Control, change, Health & Nature
Updated: Jul 1
Thinking back to where the interest in integrating nature connectedness and tinnitus management began, two patients that I saw in my Audiology practice spring to mind; Claire and Liam*.
Claire presented with normal hearing but sudden onset persistent tinnitus. She was referred to me by the ENT Consultant as she was finding it hard to cope with the intrusiveness of her tinnitus.
Claire loved to walk. She had a special hill on the Quantocks where she would sit and watch the buzzards soar and the hues of the heather change colour with the seasons. But when her tinnitus started she felt a horror that she couldn't leave her tinnitus behind and that the tranquility of her special place was lost. Claire described feelings of grief. A grief for the loss of silence. Claire stopped walking.
We talked about this and discussed the potential mechanisms of tinnitus and this put her mind at rest as she had previously had difficulty in articulating to her family how much impact the tinnitus was having.
We talked about that impact. Tinnitus 'per se' had not stopped her from walking, in the same way as a leg injury might have, but the lack of control and feelings of her inability to change her condition led to the feelings of loss and grief.
Together we devised a programme of reconnection. We looked at using nature to maintain the joy in her life and over time Claire returned to her 'sit spot' and used it as a place to unwind and returned to her daily walks, which helped her physical and mental health. The intrusiveness of the tinnitus faded into the background.
A combined approach and habituation meant that Claire could now live well with her tinnitus.
Liam came to see me to have some hearing aids fitted, to help him to hear in noisy meetings and conferences with his high pressured job. Liam was very distressed by his tinnitus and felt that his hearing loss was the "least of his troubles". Liam, a dad of two boys had recently moved to the edge of the Somerset Levels for a quieter life living in the country. However for Liam the move had seemingly magnified his tinnitus. When he was living in town his tinnitus 'blended in' with the near constant traffic noise and was less intrusive and bothersome. Living on the edge of a sterile landscape with minimum birdsong and natural sounds, Liam's tinnitus had 'ramped up' and depression had set in as he had undertaken an expensive house move only to have tinnitus become an "ever present monster" that loomed large in his life, the more Liam thought about it. And Liam thought about it a lot.

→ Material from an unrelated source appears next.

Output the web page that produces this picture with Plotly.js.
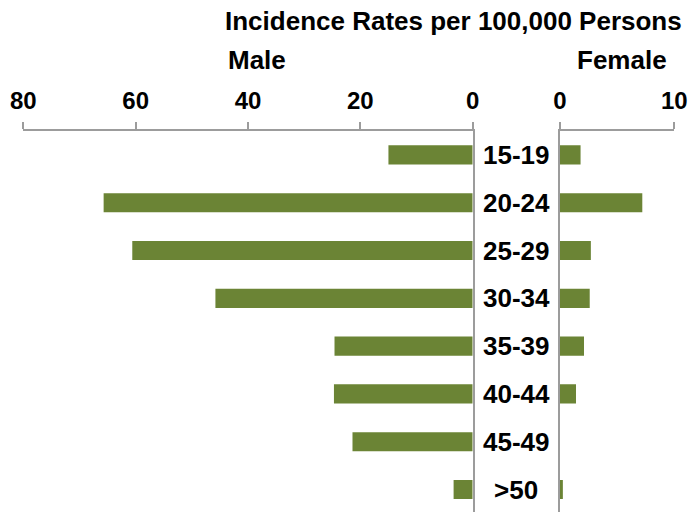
<!DOCTYPE html>
<html>
<head>
<meta charset="utf-8">
<script src="https://cdn.plot.ly/plotly-3.0.1.min.js"></script>
<style>html,body{margin:0;padding:0;background:#fff;}#chart{width:691px;height:512px;}</style>
</head>
<body>
<div id="chart"></div>
<script>
const categories = ["15-19", "20-24", "25-29", "30-34", "35-39", "40-44", "45-49", ">50"];
const maleRates = [15.0, 65.7, 60.6, 45.8, 24.6, 24.7, 21.4, 3.4];
const femaleRates = [1.8, 7.2, 2.7, 2.6, 2.1, 1.4, 0, 0.25];
const maleTicks = [0, 20, 40, 60, 80];
const femaleTicks = [0, 10];

const W = 691, H = 512;
const plotTop = 131;
const fam = "Liberation Sans, Arial, sans-serif";
const barColor = "#6b8435";
const lineColor = "#9c9c9c";
const py = p => (H - p) / (H - plotTop);

const axisCommon = {
  side: "top", ticks: "outside", ticklen: 7, tickwidth: 2, tickcolor: lineColor,
  showline: true, linecolor: lineColor, linewidth: 2, showgrid: false, zeroline: false,
  ticklabelstandoff: 3,
  tickfont: {family: fam, size: 24, color: "#000", weight: "bold"}, fixedrange: true
};
const yCommon = {
  type: "category", categoryorder: "array", categoryarray: categories,
  range: [7.47, -0.5], showticklabels: false, ticks: "", showgrid: false, zeroline: false,
  showline: true, linecolor: lineColor, linewidth: 2, fixedrange: true
};

const data = [
  {type: "bar", orientation: "h", x: maleRates, y: categories, xaxis: "x", yaxis: "y",
   marker: {color: barColor}, width: 0.4, hoverinfo: "none"},
  {type: "bar", orientation: "h", x: femaleRates, y: categories, xaxis: "x2", yaxis: "y2",
   marker: {color: barColor}, width: 0.4, hoverinfo: "none"}
];

const annotations = categories.map(c => ({
  xref: "paper", yref: "y", x: 516.3 / W, y: c, text: c, showarrow: false,
  xanchor: "center", yanchor: "middle",
  font: {family: fam, size: 26, color: "#000", weight: "bold"}
}));
annotations.push(
  {xref: "paper", yref: "paper", x: 453.3 / W, y: py(21), text: "Incidence Rates per 100,000 Persons",
   showarrow: false, xanchor: "center", yanchor: "middle",
   font: {family: fam, size: 26, color: "#000", weight: "bold"}},
  {xref: "paper", yref: "paper", x: 257 / W, y: py(60), text: "Male",
   showarrow: false, xanchor: "center", yanchor: "middle",
   font: {family: fam, size: 26, color: "#000", weight: "bold"}},
  {xref: "paper", yref: "paper", x: 621.7 / W, y: py(60), text: "Female",
   showarrow: false, xanchor: "center", yanchor: "middle",
   font: {family: fam, size: 26, color: "#000", weight: "bold"}}
);

const layout = {
  width: W, height: H,
  margin: {l: 0, r: 0, t: plotTop, b: 0, pad: 0},
  paper_bgcolor: "#fff", plot_bgcolor: "#fff",
  showlegend: false,
  xaxis: Object.assign({}, axisCommon, {domain: [23.3 / W, 472.7 / W], range: [80, 0], tickvals: maleTicks, anchor: "y"}),
  yaxis: Object.assign({}, yCommon, {anchor: "x", side: "right"}),
  xaxis2: Object.assign({}, axisCommon, {domain: [560 / W, 674.3 / W], range: [0, 10], tickvals: femaleTicks, anchor: "y2"}),
  yaxis2: Object.assign({}, yCommon, {anchor: "x2", side: "left"}),
  annotations: annotations
};

Plotly.newPlot("chart", data, layout, {displayModeBar: false, staticPlot: true});
</script>
</body>
</html>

After fitting hearing aids Liam was encouraged to visit a local wooded community space and get involved in a community group. A combined approach and again habituation meant that the impact that the tinnitus had on Liam's life greatly diminished. Liam felt that he could "control his tinnitus" by using his hearing aids and tapping into nature.
These aspects of change and control are hugely impactful on the ability of an individual to rehabilitate and live well with any long term health condition. As has been shown by Sirios et al (2006)  individuals that hold the belief that they can control ones own health showed less depression and had a greater sense of well-being. However, there are many health conditions where the sporadic nature and unpredictability of the onset of their symptoms can make it hard to live as enriched life as they would like.
As my interest in Rewilding has grown and to hear it's many vocal opponents citing concerns about loss of rural identity and the criticisms from neighbours that our land looks messy, these health and social themes of change and control are ever present again. One of the interesting features of Rewilding is that by allowing nature to take the lead and reducing human's control over the ecological processes many people feel anxiety and seek to resist change- to maintain the status quo- to maintain the internal locus of control.
'Locus of control' is the degree to which people believe that they, as opposed to external forces (beyond their influence) have control over the outcome. To surrender your internal locus of control of your land and trusting in nature takes a huge leap of faith.
When we now work with nature connectedness embedded in our tinnitus programmes, the wilder land, it's nature rich environment and 'living soundscape' (eg birdsong, tree noises, water flowing etc) inspires awe and joy, and is the most valuable resource for sound enrichment which is central to helping individuals to live better alongside their health condition.
* The names of the individuals have been changed to maintain confidentiality.
Sirois FM, Davis CG, Morgan MS. "Learning to live with what you can't rise above": control beliefs, symptom control, and adjustment to tinnitus. Health Psychol. 2006 Jan;25(1):119-23.